Нелегко начиналась жизнь Василия Шукшина. Он родился 25 июля 1929 года. «Васю я в баньке рожала, – вспоминала мать, Мария Сергеевна Шукшина. – Своего дома у нас с Макаром не было, жили по углам у чужих людей. А рожать я в баньку попросилась». То был год Великого перелома – начала сплошной коллективизации крестьянства. Нелегко шел этот процесс. С одной стороны, Россия всегда была общинной страной. С другой стороны, обобществление частной собственности в деревне принимало глобальные и подчас уродливые формы. Это вызывало протест у крестьянина – не каждому хотелось вот так, за здорово живешь, расстаться со своим налаженным хозяйством. О преимуществах больших коллективных хозяйств с машинной обработкой земель только слухи ходили – зато бестолковщина и перегибы были налицо.
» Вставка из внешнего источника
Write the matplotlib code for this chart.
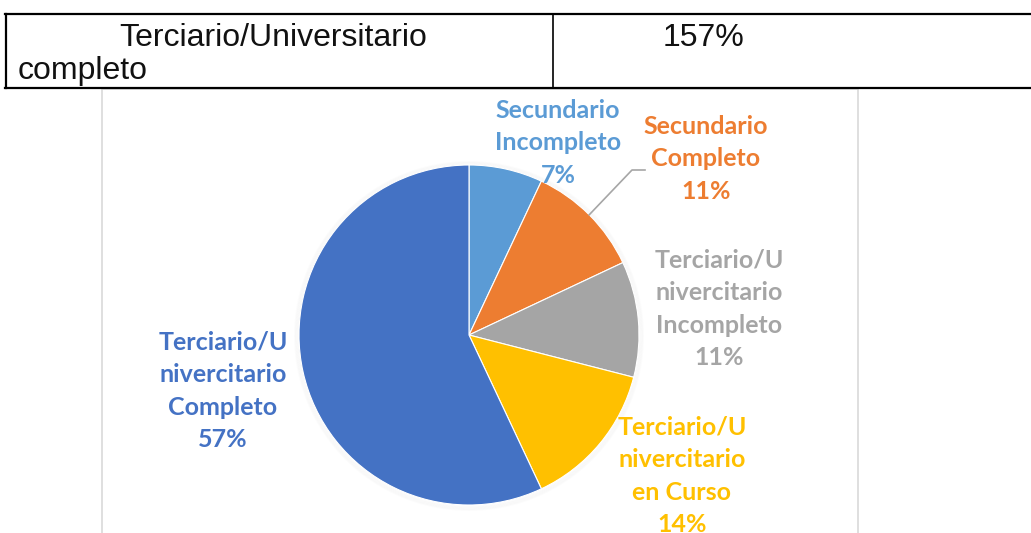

Макар Шукшин, совсем еще мальчишка, двадцать с небольшим лет, сгоряча сказанул что-то крамольное – его арестовали и увезли в район, в «каталажку»: «Хотел, сволочь такая, восстание подымать». Так Вася остался без отца.
«Еще многих „взяли“ из деревни, – вспоминал много лет спустя Василий Макарович. – Больше мы их никогда не видели. Все они в 1957 году полностью реабилитированы „за отсутствием состава преступления“.
Остались мы с мамой: мне три с лишним года, Наташке, сестре, – семь месяцев. Маме – двадцать два.
Нас хотели выгнать из избы. Пришли двое: – Вытряхивайтесь.